The velocity of a wave of length \(L\) in deep water is

\(v = K\sqrt {\frac{L}{C} + \frac{C}{L}} \)

Where \(K\) and \(C\) are known positive constants. What is the length of the wave that gives the minimum velocity?

Short answer

Thus, the velocity of the given wave is minimum in deep water when \(L = C\).

Step-by-step solution

Reduce the given function.

The function \(v\) is minimum when the quantity under the \(\sqrt {\frac{L}{C} + \frac{C}{L}} \) is minimum as the value of \(K\) is given to be a constant.

Let \(x = \frac{L}{C}\), then \(\frac{1}{x} = \frac{C}{L}\).

Thus, minimize \(f\left( x \right) = x + \frac{1}{x}\) in order to minimize the wave velocity \(v\).

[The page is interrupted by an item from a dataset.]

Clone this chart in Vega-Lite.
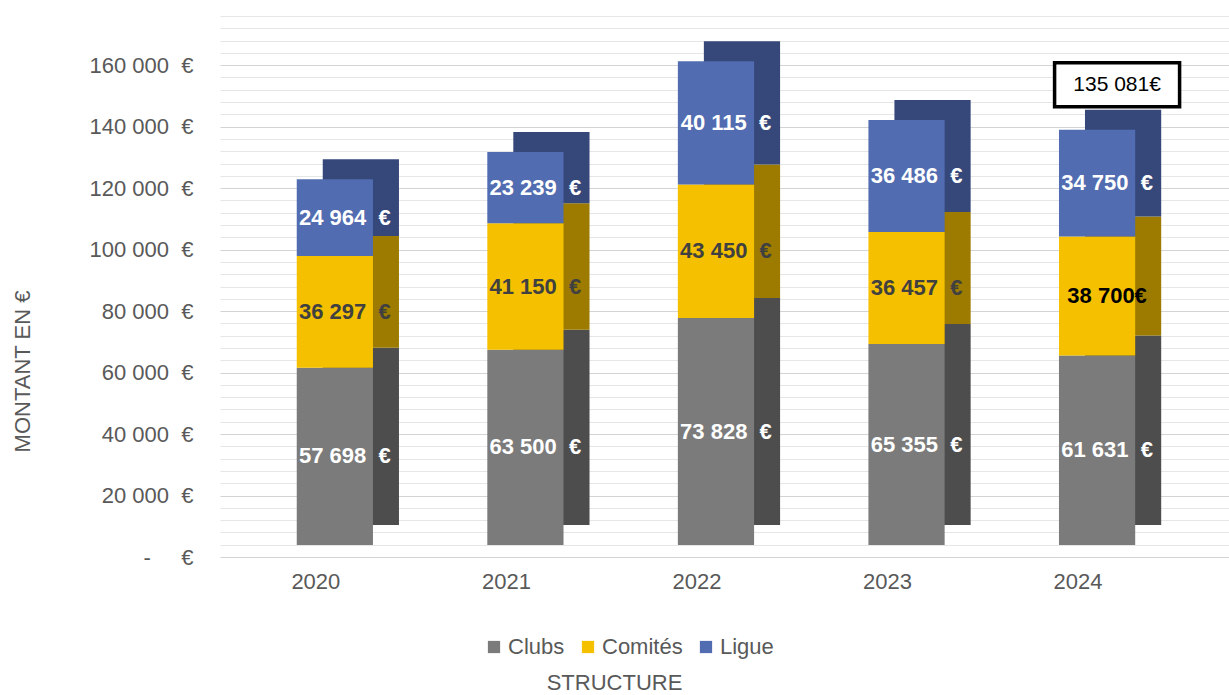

Obtain minimum value of wave velocity.

Differentiate \(f\left( x \right)\) with respect to \(x\) gives,

\(\frac{{df}}{{dx}} = 1 - \frac{1}{{{x^2}}}\)

For critical points, \(\frac{{{\bf{df}}}}{{{\bf{dt}}}}{\bf{ = 0}}\) thus,

\(\begin{aligned}{l}1 - \frac{1}{{{x^2}}} = 0\\{x^2} = 1\\x = \pm 1\end{aligned}\)

Differentiate \(\frac{{df}}{{dx}}\) with respect to \(x\) gives,

\(\frac{{{d^2}f}}{{d{t^2}}} = \frac{2}{{{x^3}}} > 0\)

Thus, \(f\left( x \right)\) have minimum value.

At \(x = 1\) the value of the second derivative is as follows,

\(\begin{aligned}{c}\frac{{{d^2}f}}{{d{t^2}}} = \frac{2}{{{x^3}}}\\ = 2 > 0\end{aligned}\)

Thus, the value of \(f\left( x \right)\) is minimum when \(x = 1\) that is \(\frac{L}{C} = 1\).

Hence, the velocity of the given wave is minimum in deep water when \(L = C\).